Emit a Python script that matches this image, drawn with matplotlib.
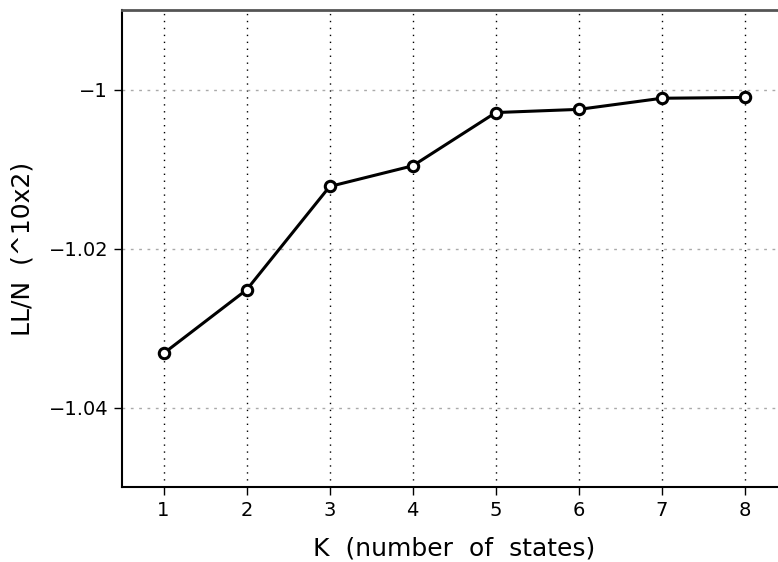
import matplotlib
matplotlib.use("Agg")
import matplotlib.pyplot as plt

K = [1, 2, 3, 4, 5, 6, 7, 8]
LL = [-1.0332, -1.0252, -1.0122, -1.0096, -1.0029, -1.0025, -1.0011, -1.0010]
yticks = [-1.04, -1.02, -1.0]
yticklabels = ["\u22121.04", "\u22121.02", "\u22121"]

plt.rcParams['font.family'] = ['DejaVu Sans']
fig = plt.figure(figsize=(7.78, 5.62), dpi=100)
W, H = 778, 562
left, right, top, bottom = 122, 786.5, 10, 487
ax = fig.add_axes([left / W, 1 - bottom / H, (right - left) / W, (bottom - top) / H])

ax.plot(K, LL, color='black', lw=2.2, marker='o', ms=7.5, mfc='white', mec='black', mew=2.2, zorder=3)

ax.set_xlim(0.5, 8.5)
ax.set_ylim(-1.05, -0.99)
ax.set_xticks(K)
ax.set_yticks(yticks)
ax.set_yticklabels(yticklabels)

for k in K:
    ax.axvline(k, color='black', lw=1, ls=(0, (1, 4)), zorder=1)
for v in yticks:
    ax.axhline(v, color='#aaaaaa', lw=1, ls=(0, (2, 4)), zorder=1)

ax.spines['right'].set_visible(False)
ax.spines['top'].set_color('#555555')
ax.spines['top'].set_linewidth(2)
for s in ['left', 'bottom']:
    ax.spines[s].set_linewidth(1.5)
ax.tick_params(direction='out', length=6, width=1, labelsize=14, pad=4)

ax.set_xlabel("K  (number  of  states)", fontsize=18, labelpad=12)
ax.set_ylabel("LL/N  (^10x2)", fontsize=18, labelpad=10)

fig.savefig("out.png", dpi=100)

•••••

EXERCISE OBJECTIVE>
Reproduce all of the data exactly, omitting each picture it holds.

TASK RESPONSE>
Emit a Python script that matches this image, drawn with matplotlib.
import matplotlib
matplotlib.use("Agg")
import matplotlib.pyplot as plt

K = [1, 2, 3, 4, 5, 6, 7, 8]
LL = [-1.0332, -1.0252, -1.0122, -1.0096, -1.0029, -1.0025, -1.0011, -1.0010]
yticks = [-1.04, -1.02, -1.0]
yticklabels = ["\u22121.04", "\u22121.02", "\u22121"]

plt.rcParams['font.family'] = ['DejaVu Sans']
fig = plt.figure(figsize=(7.78, 5.62), dpi=100)
W, H = 778, 562
left, right, top, bottom = 122, 786.5, 10, 487
ax = fig.add_axes([left / W, 1 - bottom / H, (right - left) / W, (bottom - top) / H])

ax.plot(K, LL, color='black', lw=2.2, marker='o', ms=7.5, mfc='white', mec='black', mew=2.2, zorder=3)

ax.set_xlim(0.5, 8.5)
ax.set_ylim(-1.05, -0.99)
ax.set_xticks(K)
ax.set_yticks(yticks)
ax.set_yticklabels(yticklabels)

for k in K:
    ax.axvline(k, color='black', lw=1, ls=(0, (1, 4)), zorder=1)
for v in yticks:
    ax.axhline(v, color='#aaaaaa', lw=1, ls=(0, (2, 4)), zorder=1)

ax.spines['right'].set_visible(False)
ax.spines['top'].set_color('#555555')
ax.spines['top'].set_linewidth(2)
for s in ['left', 'bottom']:
    ax.spines[s].set_linewidth(1.5)
ax.tick_params(direction='out', length=6, width=1, labelsize=14, pad=4)

ax.set_xlabel("K  (number  of  states)", fontsize=18, labelpad=12)
ax.set_ylabel("LL/N  (^10x2)", fontsize=18, labelpad=10)

fig.savefig("out.png", dpi=100)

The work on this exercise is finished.